Meet the Farm behind Scottsdale’s Restaurants
If there was a competition for the toughest job, Bob McClendon could be a contender.
“I’ve had a lot of different careers, and this is the most challenging one because I’m never winning,” he said on a June day that reached 109 degrees. “I’ve always got a challenge: a dry, arid climate.”
The Sonoran Desert, home to Scottsdale, Arizona, and the surrounding area where McClendon has farmed since 1968, spans from Central Arizona into Sonora, Mexico, and averages only about 8 inches of rainfall a year with an average temperature of 85 degrees.
“Gone are the days of hard freezes that would shut our citrus down, but the warmer temperatures are just as challenging,” said McClendon.
That doesn’t mean the area isn’t prime for farming.
McClendon started with just two acres and farmed them while holding down a “regular job.” But he always saw opportunity. McClendon’s operation now spans 93 acres in central Arizona – all certified organic– and supplies more than 80 restaurants around the state.
In spring and fall, McClendon can be seen at the Old Town Scottsdale Farmers Market on Saturday mornings chatting with locals and vacationers and answering questions about anything from gardening to cooking.
“They (the vacationers) are always amazed at the variety of greens we have in the winter when it’s freezing and there’s snow at their home. Our seasons are 180 degrees from what they see in the Midwest and the East Coast.”
Regardless of season, the full list of his organic crops is almost too long to count.
McClendon and his wife, son and daughter-in-law, along with 30 employees, grow more than 150 varieties of fruit and vegetables, from citrus and dates to root and leaf vegetables and things like heirloom tomatoes, peppers, eggplant, basil and, in the tougher summer months, squash.
And, of course, summer squash brings delicate squash blooms, a favorite of Executive Chef Jeremy Pacheco at LON’s at The Hermosa Inn. So much so that he knows every detail of their existence, from farm to table.
“They (at McClendon’s Select Organic Farm) have to get up very early in the morning to harvest them,” said Pacheco, who grew up farming in Arizona with his family. “And Bob (McClendon) doesn’t pick the blossoms until we order them, ensuring they are these beautiful, vibrant and wide-open flowers when they reach the restaurant.”
Once they arrive? The preparation options are endless. Sometimes he stuffs them with crab and tempura-fries them and then serves them atop a cucumber gazpacho.
Other times he fills them with goat cheese curds from Crow’s Dairy, a small dairy farm in the West Valley, alongside “candy-like” sweet tomatoes from Abby Lee Farms, a family owned tomato grower in Willcox and Safford, Arizona, and then drizzles Meyer Lemon Olive Oil from Queen Creek Olive Mill, a spot in the East Valley where Perry Rea and his family grow 16 varieties of olive trees. This version of the dish spans four farms and hundreds of miles across Arizona and brings them right to the heart of Scottsdale.
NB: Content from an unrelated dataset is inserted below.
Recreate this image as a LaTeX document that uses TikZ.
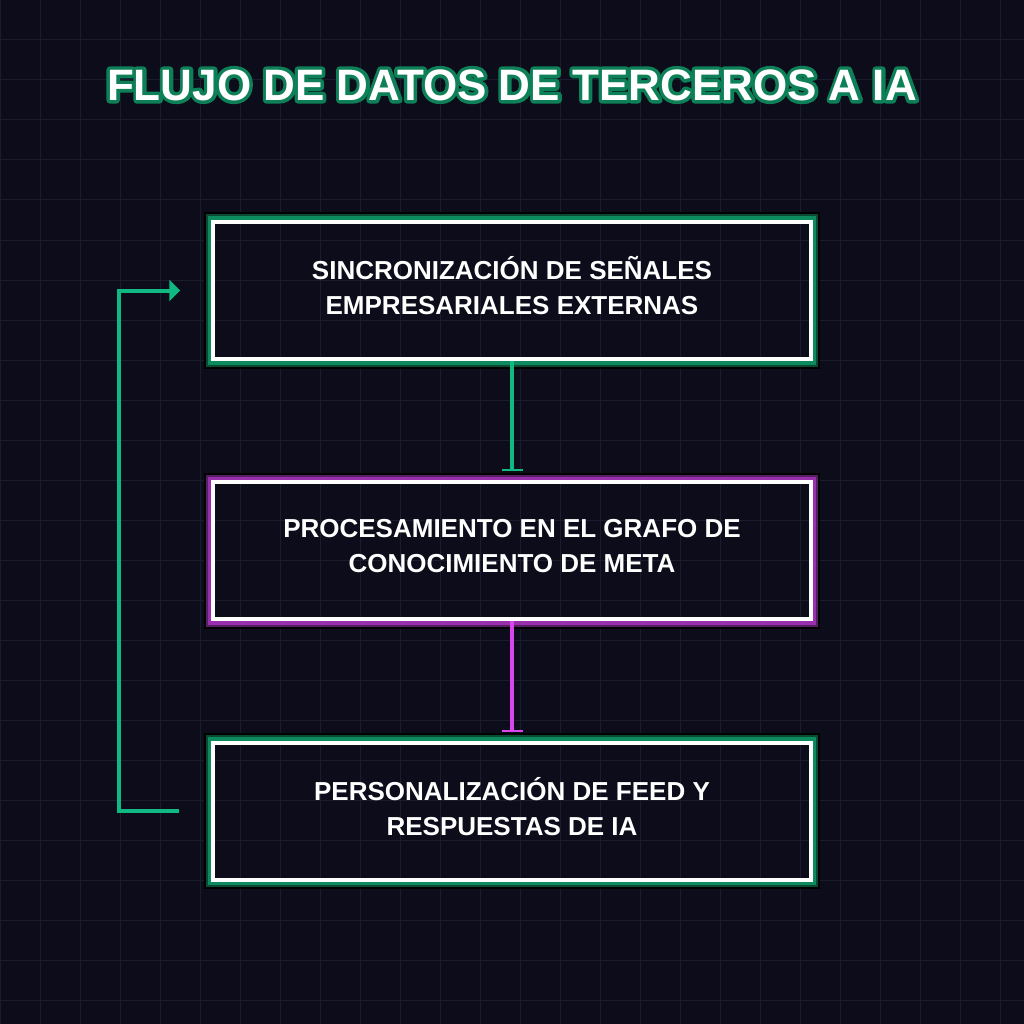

But Pacheco isn’t the only chef making the most of McClendon’s yield. Charleen Badman at Old Town’s FnB likes to jokingly boast on social media that she has top pick.
Badman is well-known for her adept use of King Richard Leeks, which arrive on her menu in spring for a short time and are served braised alongside mozzarella, mustard bread crumbs and topped with a fried egg. Her menu, which reads like an exercise in diligently showcasing local produce, is plant-based and changes with the season and availability of each item. She prides herself in featuring varietals specially grown for her by local farmers, including McClendon, who has grown Sungold tomatoes and broccoli spigarello, a variety native to Southern Italy, as well as Gilfeather rutabagas.
At Mowry & Cotton at The Phoenician, Chef de Cuisine Tandy Peterson is introducing visitors to the I’itoi onion. Chef Peterson likes them because she can caramelize them and make a version of healthy onion rings, served with chili-scented goat cheese yogurt and fermented rhubarb honey.
McClendon, who grows I’itoi onions, loves them because of their history and their tenacity in the harsh desert climate. They’re drought resistant and have survived in the region since the Spanish Conquistadors brought them over in the late 1600s and shared them with the Native Americans.
Now McClendon plants them, one bulb at a time, which multiplies into about 10 onions after about 45 days. Then he harvests them, plants one bulb and the whole cycle repeats.
“They’re prolific little guys,” he said. “And when the heat comes, they’ll go dormant.”
But not McClendon. The heat doesn’t scare him into hibernation. Nor does it intimidate the Scottsdale-area chefs. Because if one thing is certain among both the area’s farmers and chefs it’s this: farming isn’t always easy, but the harvest is plenty rewarding.